What I know from animal control work is that if women are abused, then children and animals are also being abused. As my social psych prof used to say in the late Fifties, the boss yells at dad at work, he goes home and yells at his wife, she yells at the kid and the kid kicks the dog.  It was a relatively accepted attitude of hierarchical entitlement mostly awarded to the male, keeping the family in line with violence, which is excused as the marker of a powerful man so long as he’s a good provider.   He feeds 'em so he's entitled to beat 'em.
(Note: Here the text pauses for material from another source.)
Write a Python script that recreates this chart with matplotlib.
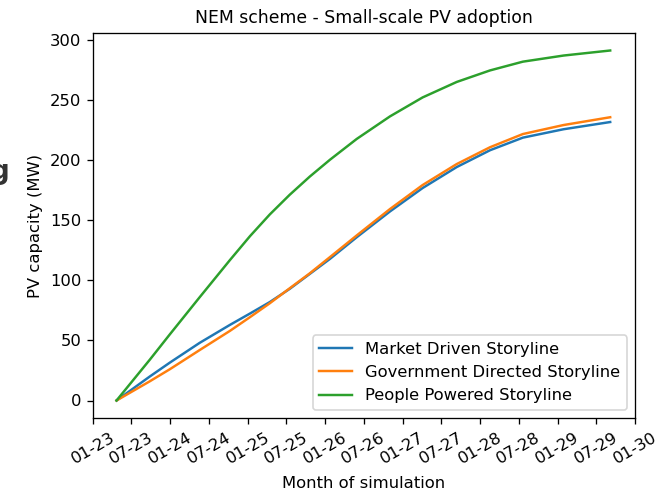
import numpy as np
import matplotlib
matplotlib.use("Agg")
import matplotlib.pyplot as plt
import matplotlib.dates as mdates

# sample dates (x positions of the curves)
dates = np.array([
    "2023-04-22", "2023-09-26", "2023-12-29", "2024-05-18", "2024-10-08",
    "2025-01-11", "2025-04-14", "2025-07-17", "2025-10-20", "2026-01-23",
    "2026-05-29", "2026-11-02", "2027-04-05", "2027-09-13", "2028-02-17",
    "2028-07-21", "2029-01-29", "2029-09-06",
], dtype="datetime64[D]")

market_driven = [0, 20, 31.5, 48, 63, 72.5, 82, 93, 105.5, 118,
                 136, 157.5, 177, 194.5, 208.5, 219, 226, 232]
government_directed = [0, 16, 26, 42, 58, 69.5, 81, 93.5, 106, 119.5,
                       137.5, 159.5, 179.5, 197, 211, 222, 229.5, 236]
people_powered = [0, 34, 55, 86, 117, 137, 155, 171.4, 186.6, 200.6,
                  217.9, 236.7, 252.5, 265.4, 275, 282.3, 287.4, 291.6]

labels = ["Market Driven Storyline", "Government Directed Storyline",
          "People Powered Storyline"]

fig = plt.figure(figsize=(668 / 118, 495 / 118), dpi=118)
ax = fig.add_axes([93 / 668, 1 - 418 / 495, (635 - 93) / 668, (418 - 33) / 495])

for vals, lab in zip((market_driven, government_directed, people_powered), labels):
    ax.plot(dates, vals, label=lab)

ax.set_xlim(np.datetime64("2023-01-01"), np.datetime64("2030-01-01"))
ax.xaxis.set_major_locator(mdates.MonthLocator(bymonth=[1, 7]))
ax.xaxis.set_major_formatter(mdates.DateFormatter("%m-%y"))
plt.setp(ax.get_xticklabels(), rotation=30, ha="center")

ax.set_title("NEM scheme - Small-scale PV adoption", fontsize=10.5)
ax.set_xlabel("Month of simulation", labelpad=6)
ax.set_ylabel("PV capacity (MW)")
ax.legend(loc="lower right")

# cut-off heading fragment at the left edge of the screenshot
fig.text(10 / 668, 1 - 172 / 495, "g", ha="right", va="center",
         fontsize=16, fontweight="bold", color="#333333")

fig.savefig("out.png", dpi=118)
The woman is supposed to just suck it up.   A man’s home is his castle and his family are his chattel.  This entitlement to use smaller, weaker beings (who may or may not be female or even human) has become twisted and inflated, partly in pushback to women’s empowerment and partly to the related attempt to legally end all discrimination.   A steady stream of reinforcement for the pushback comes from the media.  (The guys in Indonesia said they raped for "entertainment.")

Works of art, consciousness-raising projects, religious codes, and simple decency seem unable to counter the dynamics of domination-by-penetration with instead long-term sustaining care for children and intimates.  In fact, competitive sexual penetration is part of the violence of war: “shooting-off” equated to gun-fire.  Since men are defined by their ability to defend their “owned” female, children and animals, hurting the living "possessions" of a man is a way of humiliating their owner -- demonstrating his weakness.  Viagra is a kind of armament increment, a gunpowder.  

There are so many neglected, un-socialized, damaged children that foster homes and group homes are overwhelmed and infested with opportunists looking for victims.  Even if there were a good way to sweep up these kids and move them to happy circumstances where they had food, shelter, meds, and so on, they could not settle down to conventional families for a long time, if ever.  They are used to being self-determined, enjoying a certain level of excitement, and a circle of tightly bonded -- if exotic -- friends.  They would rather be free than safe.  So what do we do with them?  Maybe we should ask THEM.


What makes families dysfunctional?  Rigid and out-moded beliefs about what a family is, economics that stress families beyond coping, war, famine, natural disasters, and cultural confusion like that rampant in America today.  Blaming is part of the problem, not the solution.  We’re in no position to be fussy about gender or skin color and anyway those are not proper criteria for happy families anywhere.   So what ARE the criteria for arrangements that will nurture kids who will grow up able to nurture their own kids?